Friday security round-up

More credit card details stolen – Rosen Hotels have admitted that they’ve had active malware stealing credit cards inside their systems for 18 months. You’d think after all the other point-of-sale compromises in the last couple of years, retailers would have tried a bit harder to check if they were infected. Have you checked?

Blackmail up, zombies down – although I said that building botnets was the main driver for malware infections, it turns out that the explosive growth of ransomware like Cryptolocker means that extortion is now vying for the top slot. The main reason is that people are paying the ransoms – presumably because a) they don’t have good enough backups and b) it looks cheaper than losing a load of work. In general, though, policy in the real world has always been not to yield to extortion, for fear of encouraging it. Here’s what I wrote on ways to protect yourself against Cryptolocker.

The Dutch have ruled that you can’t use wearable tech to snoop on your staff; something that began with US companies handing out Fitbits in return for health cover. It’s all to do with consent – a topic that you know concerns me – and the impossibility of true consent in asymmetric relationships. As a precedent – and it’s the kind of ruling that ends up spreading into EU law – it suggests that other kinds of monitoring (like the earlier ECHR ruling that you can snoop on your staff) and the more general issues of consent under the GDPR will become really hot topics over the next couple of years.

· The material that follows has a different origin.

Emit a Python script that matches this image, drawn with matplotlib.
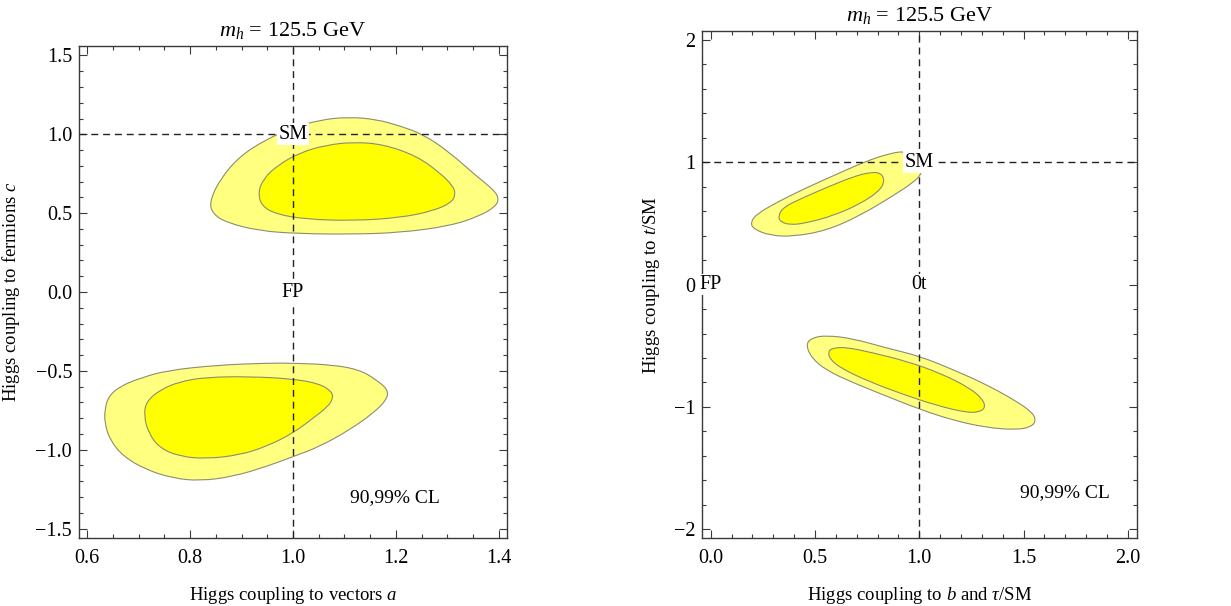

In my standard talk on PCI-DSS (payment card security), one of the key points I make to my audience is “don’t lie”. PCI is self-certified; if you want to, you can certify in about 15 minutes by answering “yes” to all of the appropriate questions in the on-line form, whether you’ve done the underlying work or not. However, the penalties for fibbing are quite painful if you’re audited and found to have misrepresented your level of security. This goes beyond PCI – US payment platform Dwolla was recently fined $100k for being economical with the truth about its security; doubtless this penalty will be swiftly followed by civil suits with rather larger numbers attached. This is also a governance issue – how do you assure yourself that the people you employ – or contract with – are telling the truth when asked if they’ve done everything they could to secure your network?